There is also a second warning sign: the operator is associated with the Virtual Casino Group, which has a poor reputation in watchdog commentary and player complaint history. For a beginner, the practical takeaway is simple. Do not confuse a functioning website with a well-governed casino. A site can load smoothly and still leave you with unresolved issues if something goes wrong later.
Risk, Trade-Offs, and What Beginners Should Watch For
Every casino platform has trade-offs. With Slots Of Vegas, the biggest one is the balance between convenience and confidence. The platform appears functional, especially for basic pokies play, but there are enough transparency concerns that cautious play is the smarter approach.
- Pros: AUD support, browser-based mobile access, pokies-first structure, and a familiar RTG-style lobby.
- Limits: unclear licensing verification, narrow software diversity, no confirmed native app, and limited table-game depth.
- Common beginner mistake: assuming that a site is reliable because it looks established or has a long-running brand name.
- Practical check: read the terms, inspect the banking pages, and make sure you understand withdrawal requirements before depositing.
It is also worth remembering the wider AU context. Online casino play is restricted domestically under Australian law, although players themselves are not the ones being criminalised. That legal backdrop is one reason transparency matters so much. If you are going to evaluate an offshore site, you want the information to be as clear as possible.
A Simple Beginner Checklist Before You Register
Use this checklist as a quick decision tool before spending any money:
- Check whether the licensing information is actually verifiable, not just claimed.
- Confirm that the currency and deposit method suit your own budget.
- Look for withdrawal rules, identity checks, and any turnover conditions.
- Decide whether you want mostly pokies or a broader casino mix.
- Make sure you are comfortable with browser-based mobile play if you plan to use your phone.
- Set a strict limit before you start, and do not chase losses.
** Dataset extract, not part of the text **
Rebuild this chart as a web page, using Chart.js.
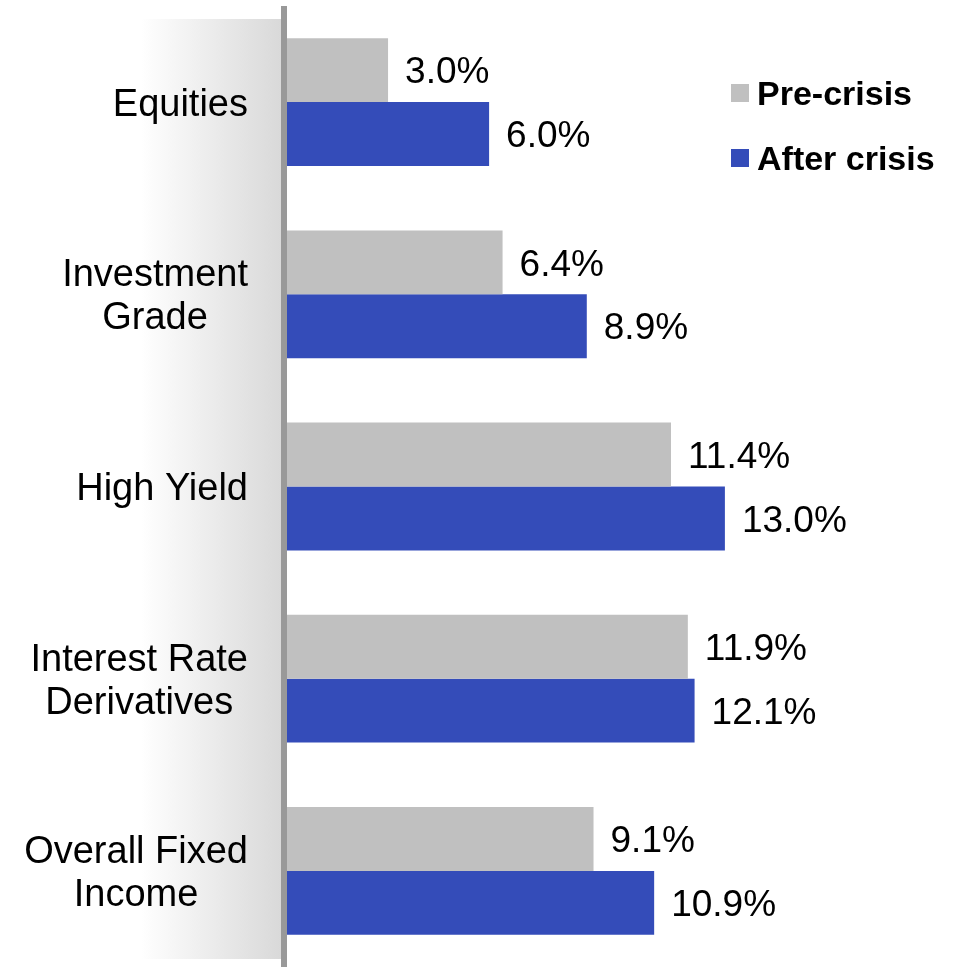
<!DOCTYPE html>
<html>
<head>
<meta charset="utf-8">
<script src="https://cdn.jsdelivr.net/npm/chart.js@4/dist/chart.umd.min.js"></script>
<style>
  html, body { margin: 0; padding: 0; background: #fff; }
  canvas { display: block; }
</style>
</head>
<body>
<canvas id="myChart" width="955" height="967"></canvas>
<script>
const categories = [
  'Equities',
  ['Investment', 'Grade'],
  'High Yield',
  ['Interest Rate', 'Derivatives'],
  ['Overall Fixed', 'Income']
];
const preCrisis = [3.0, 6.4, 11.4, 11.9, 9.1];
const afterCrisis = [6.0, 8.9, 13.0, 12.1, 10.9];
const seriesNames = ['Pre-crisis', 'After crisis'];
const seriesColors = ['#c0c0c0', '#344cb9'];

const FONT = '"Liberation Sans", Arial, sans-serif';

// grey panel behind the labels, thick axis line, labels, values, legend
const panelPlugin = {
  id: 'panel',
  beforeDraw(chart) {
    const ctx = chart.ctx;
    const area = chart.chartArea;
    const lineX = area.left - 6;
    const g = ctx.createLinearGradient(0, 0, lineX, 0);
    g.addColorStop(0, '#ffffff');
    g.addColorStop(0.5, '#ffffff');
    g.addColorStop(1, '#d9d9d9');
    ctx.save();
    ctx.fillStyle = g;
    ctx.fillRect(0, area.top + 13, lineX, area.bottom - area.top - 21);
    ctx.fillStyle = '#999999';
    ctx.fillRect(lineX, area.top, 6, area.bottom - area.top);

    // category labels: block right aligned, lines centred in block
    const yScale = chart.scales.y;
    ctx.font = '38px ' + FONT;
    ctx.fillStyle = '#000';
    ctx.textBaseline = 'middle';
    ctx.textAlign = 'center';
    const lineH = 43;
    const rightEdge = area.left - 39;
    chart.data.labels.forEach((lab, i) => {
      const lines = Array.isArray(lab) ? lab : [lab];
      const w = Math.max(...lines.map(l => ctx.measureText(l).width));
      const cx = rightEdge - w / 2;
      const cy = yScale.getPixelForValue(i) + 3;
      const y0 = cy - (lines.length - 1) * lineH / 2;
      lines.forEach((l, k) => ctx.fillText(l, cx, y0 + k * lineH));
    });
    ctx.restore();
  },
  afterDatasetsDraw(chart) {
    const ctx = chart.ctx;
    ctx.save();
    ctx.font = '37px ' + FONT;
    ctx.fillStyle = '#000';
    ctx.textBaseline = 'middle';
    ctx.textAlign = 'left';
    chart.data.datasets.forEach((ds, i) => {
      chart.getDatasetMeta(i).data.forEach((bar, j) => {
        ctx.fillText(ds.data[j].toFixed(1) + '%', bar.x + 17, bar.y + 3);
      });
    });
    // legend
    ctx.font = 'bold 34px ' + FONT;
    chart.data.datasets.forEach((ds, i) => {
      const y = 94 + i * 65;
      ctx.fillStyle = ds.backgroundColor;
      ctx.fillRect(731, y - 10, 18, 18);
      ctx.fillStyle = '#000';
      ctx.fillText(ds.label, 757, y + 2);
    });
    ctx.restore();
  }
};

new Chart(document.getElementById('myChart'), {
  type: 'bar',
  data: {
    labels: categories,
    datasets: [
      { label: seriesNames[0], data: preCrisis, backgroundColor: seriesColors[0] },
      { label: seriesNames[1], data: afterCrisis, backgroundColor: seriesColors[1] }
    ]
  },
  options: {
    indexAxis: 'y',
    responsive: false,
    animation: false,
    categoryPercentage: 0.665,
    barPercentage: 1.0,
    layout: { padding: { top: 6, right: 28, bottom: 0, left: 0 } },
    plugins: {
      legend: { display: false },
      tooltip: { enabled: false }
    },
    scales: {
      x: {
        display: false,
        min: 0,
        max: 19
      },
      y: {
        grid: { display: false, drawTicks: false },
        border: { display: false },
        ticks: { display: false },
        afterFit(scale) {
          scale.width = 287;
          scale.paddingTop = 0;
          scale.paddingBottom = 0;
        }
      }
    }
  },
  plugins: [panelPlugin]
});
</script>
</body>
</html>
That last point matters more than people like to admit. A beginner who sets a budget and sticks to it is usually in a better position than someone who keeps adding “just one more A$20” because the session feels unlucky.
Mini-FAQ
Is Slots Of Vegas mainly a pokies site?
Yes. The available information points to a pokies-first platform built around Realtime Gaming titles, with a smaller supporting range of table and video poker games.
Can Australian players use AUD?
Yes. AUD is supported, which makes budgeting easier for Australian players and avoids constant currency conversion.
Does the site have a native mobile app?
No dedicated native app is indicated. The mobile experience appears to be browser-based on Android and iOS.
What is the biggest caution for beginners?
The biggest caution is licensing transparency. If you cannot verify the regulatory status clearly, treat that as a serious risk signal.
Final Take: Who This Platform Suits
Slots Of Vegas is best understood as a niche offshore casino for players who want simple pokies access, AUD support, and an older-style RTG experience. If that is your preference, the site may feel straightforward enough to navigate. If you want a broader modern casino with clear licensing visibility, stronger software diversity, and more polished platform features, it may not be the strongest option.
For AU beginners, the safest way to approach it is with a comparison mindset: judge the game selection, banking fit, and transparency before you judge the branding. That keeps the decision practical rather than emotional.